Xinhua reporters in Beijing are trying to contact with DPRK authorities to confirm the report.

N. Korea train crash kills thousands

Two fuel trains collided at a North Korean railroad station near the Chinese border Thursday, igniting a deafening explosion that rained debris in a wide area around, South Korean media reported. One television channel said as many as 3,000 people might have been killed or injured.


A picture taken on South Korean channel YTN shows flames and smoke near the Ryongchon train station. Some 3,000 people were killed or injured after two trains carrying fuel collided and exploded at a North Korean railway station, reports said.(YTN)

Pyongyang declared an emergency in the area, South Korea's Yonhap news agency reported.

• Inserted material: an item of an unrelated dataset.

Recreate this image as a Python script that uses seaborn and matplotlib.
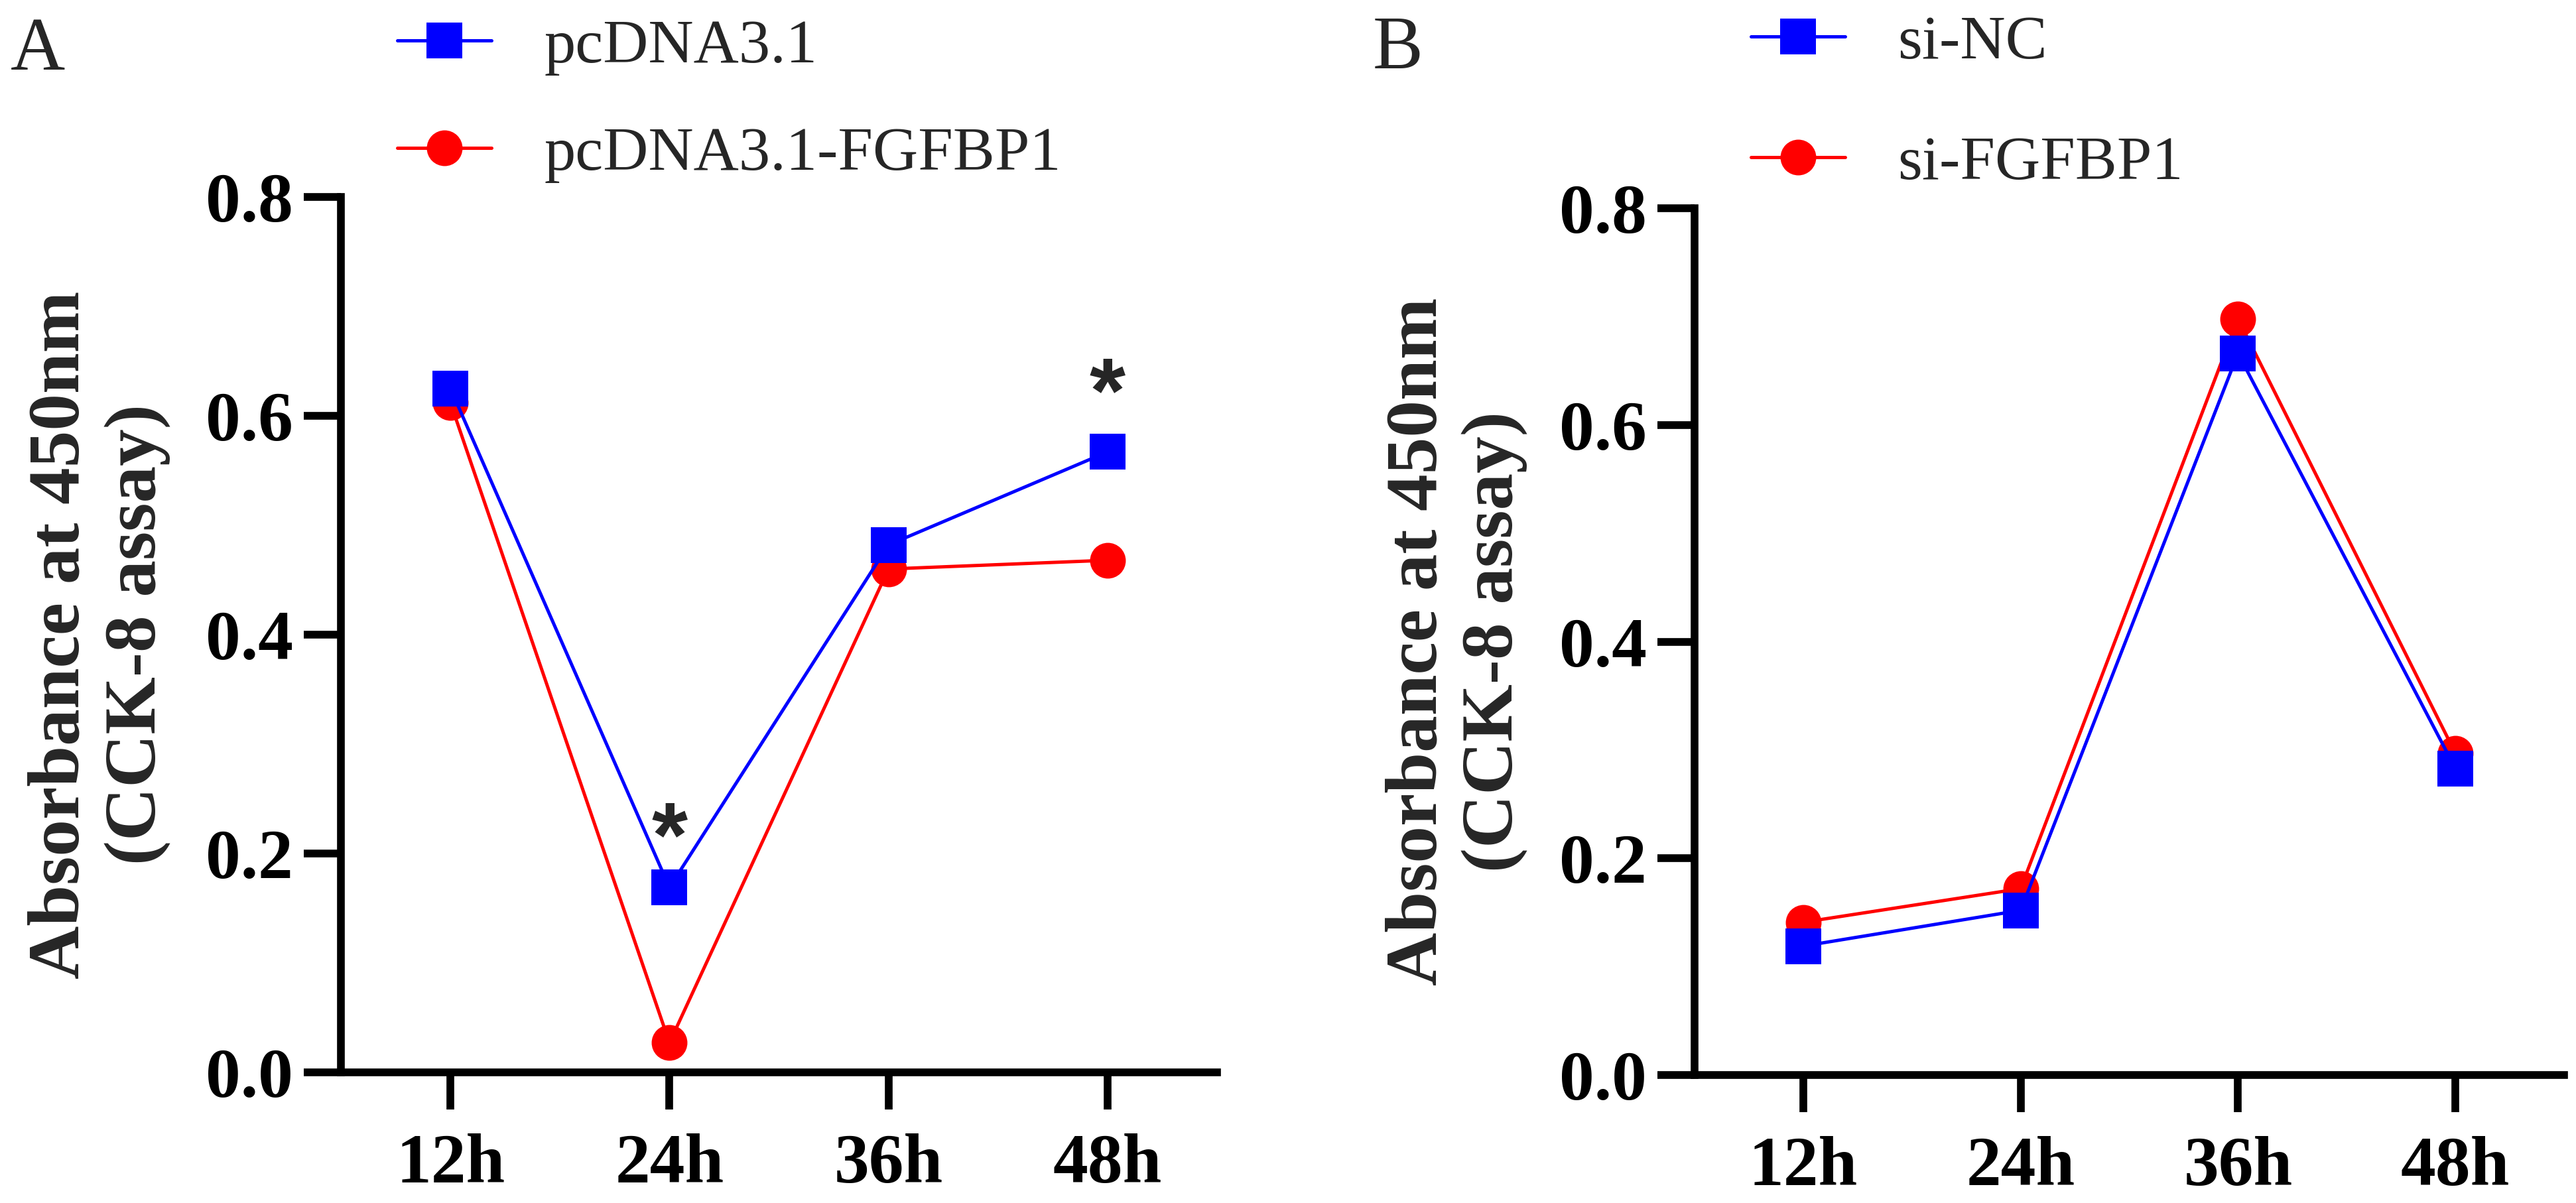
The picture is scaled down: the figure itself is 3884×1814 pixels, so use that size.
import numpy as np
import pandas as pd
import matplotlib
matplotlib.use('Agg')
import matplotlib.pyplot as plt
import seaborn as sns

# Data (CCK-8 absorbance at 450 nm)
time_points = ['12h', '24h', '36h', '48h']

a_groups = ['pcDNA3.1', 'pcDNA3.1-FGFBP1']
a_ctrl = [0.625, 0.169, 0.482, 0.567]
a_treat = [0.612, 0.027, 0.460, 0.468]
a_sig_x = ['24h', '48h']
a_sig_y = [0.210, 0.616]

b_groups = ['si-NC', 'si-FGFBP1']
b_ctrl = [0.119, 0.152, 0.666, 0.283]
b_treat = [0.141, 0.172, 0.698, 0.297]

yticks = [0.0, 0.2, 0.4, 0.6, 0.8]
ylabel = 'Absorbance at 450nm\n(CCK-8 assay)'

colors = ['#0000FF', '#FF0000']
markers = ['s', 'o']

sns.set_theme(style='ticks')
plt.rcParams['font.family'] = ['Liberation Serif', 'DejaVu Serif']

W, H, DPI = 3884, 1814, 200
fig = plt.figure(figsize=(W / DPI, H / DPI), dpi=DPI)


def make_df(groups, ctrl, treat):
    rows = []
    # treatment first so the control line is drawn on top, as in the original
    for g, vals in [(groups[1], treat), (groups[0], ctrl)]:
        for t, v in zip(time_points, vals):
            rows.append({'time': t, 'value': v, 'group': g})
    return pd.DataFrame(rows)


def draw_panel(ax, groups, ctrl, treat, legend_xy, labelspacing, ylabel_x):
    df = make_df(groups, ctrl, treat)
    order = [groups[1], groups[0]]
    sns.lineplot(data=df, x='time', y='value', hue='group', style='group',
                 hue_order=order, style_order=order,
                 palette={groups[0]: colors[0], groups[1]: colors[1]},
                 markers={groups[0]: markers[0], groups[1]: markers[1]},
                 dashes=False, markersize=19.4, markeredgewidth=0,
                 linewidth=1.8, ax=ax)

    ax.set_xlim(-0.5, 3.5)
    ax.set_ylim(0, 0.8)
    ax.set_yticks(yticks)
    ax.set_yticklabels([f'{v:.1f}' for v in yticks])
    ax.set_xlabel('')
    ax.set_ylabel(ylabel, fontsize=40, fontweight='bold', va='center',
                  linespacing=1.2)
    ax.yaxis.set_label_coords(ylabel_x, 0.5)

    sns.despine(ax=ax)
    for side in ['left', 'bottom']:
        ax.spines[side].set_linewidth(4.2)
        ax.spines[side].set_color('black')
    ax.tick_params(axis='both', which='major', length=20, width=4.2,
                   color='black', direction='out')
    ax.tick_params(axis='x', pad=13)
    ax.tick_params(axis='y', pad=6)
    for lab in ax.get_xticklabels() + ax.get_yticklabels():
        lab.set_fontsize(38)
        lab.set_fontweight('bold')
        lab.set_color('black')

    handles, labels = ax.get_legend_handles_labels()
    ax.legend(handles[::-1], labels[::-1], loc='upper left',
              bbox_to_anchor=legend_xy, bbox_transform=fig.transFigure,
              frameon=False, fontsize=34, borderpad=0, borderaxespad=0,
              handlelength=1.5, handletextpad=0.84, labelspacing=labelspacing,
              numpoints=1)


ax_a = fig.add_axes([514 / W, 1 - 1617 / H, 1321 / W, 1320 / H])
ax_b = fig.add_axes([2555 / W, 1 - 1621 / H, 1311 / W, 1307 / H])

draw_panel(ax_a, a_groups, a_ctrl, a_treat, (599 / W, 1 - 28 / H), 0.80, -0.2756)
draw_panel(ax_b, b_groups, b_ctrl, b_treat, (2640 / W, 1 - 22 / H), 1.01, -0.2738)

# significance marks
for x, y in zip(a_sig_x, a_sig_y):
    ax_a.text(time_points.index(x), y, '*', ha='center', va='center',
              fontsize=50, fontweight='bold',
              family=['Liberation Sans', 'DejaVu Sans'])

# panel letters
fig.text(16 / W, 1 - 105 / H, 'A', fontsize=41, ha='left', va='baseline')
fig.text(2070 / W, 1 - 103 / H, 'B', fontsize=41, ha='left', va='baseline')

fig.savefig('out.png', dpi=DPI, facecolor='white')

The North's official KCNA news agency did not mention the disaster.

The North Korean leader, Kim Jong Il, had quietly passed by rail through the station as he returned from China before dawn some nine hours earlier. It was not clear what caused the crash.

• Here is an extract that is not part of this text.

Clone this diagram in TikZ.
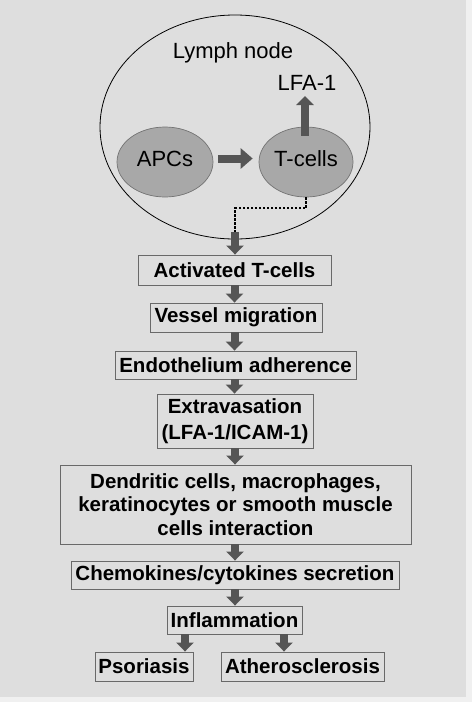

But a South Korean official, quoted on condition of anonymity by South Korea's all-news cable channel, YTN, said it appeared to be an accident.

The collision reportedly took place about 1 p.m. in Ryongchon, a town 12 miles from China's northeastern Liaoning Province. One train was carrying oil and the second had liquefied petroleum gas, media reported.

"The area around Ryongchon station has turned into ruins as if it were bombarded," Yonhap quoted witnesses as saying. "Debris from the explosion soared high into the sky and drifted to Sinuiju," a North Korean town on the border with China, it said.

YTN reported that the number killed or injured could reach 3,000. A YTN reporter in Seoul, speaking on condition of anonymity, told AP the network's casualty count came from a South Korean government official, whom he declined to identify.

A South Korean Defense Ministry official confirmed "a large explosion near Ryongchon station," Yonhap reported. "We have yet to find out the cause of the incident, the kind of explosion and how many died," the official said, speaking on condition of anonymity.

Yang Jong-hwa, a spokeswoman of South Korea's Unification Ministry, said her organization could not immediately confirm the reports; the ministry is in charge of relations with North Korea. The Defense Ministry could not comment.

U.S. State Department spokesman Richard Boucher said the Bush administration had no information on the collision.

The accident apparently resembled a disaster in Iran on Feb. 18, when runaway train cars carrying fuel and chemicals derailed, setting off explosions that destroyed five villages. At least 200 people were killed.

News events within its borders are usually difficult to confirm independently. North Korea's infrastructure is reportedly dilapidated and accident-prone, AP reported. 

The trunk line on which Thursday's accident reportedly occurred, the main rail link between China and North Korea, was first laid during the Japanese occupation more than 60 years ago.

YTN reported that the casualties included Chinese living in the North Korean border region, and that Chinese in Dandong - a bustling industrial city on Yalu River - were desperate to learn about their relatives. Chinese and North Korean traders frequently cross the border at Dandong.   Some of the injured were evacuated to hospitals in Dandong, it said.

North Korea's state-run news agency on Thursday confirmed that Kim made an unofficial trip to China on Monday through Wednesday, but carried no comments on the reported explosion.

Kim met with President Hu Jintao and other Chinese leaders and agreed to "push ahead" with a peaceful resolution to the standoff over its nuclear weapons programs, KCNA and central television network reported earlier Thursday.

The broadcast added that Kim said his government "will continue to be patient and flexible and actively participate in the process of six-nation talks and contribute to making progress at the talks."

The last round of six-nation talks - involving China, the two Koreas, the United States, Japan and Russia - ended in February in Beijing without a settlement.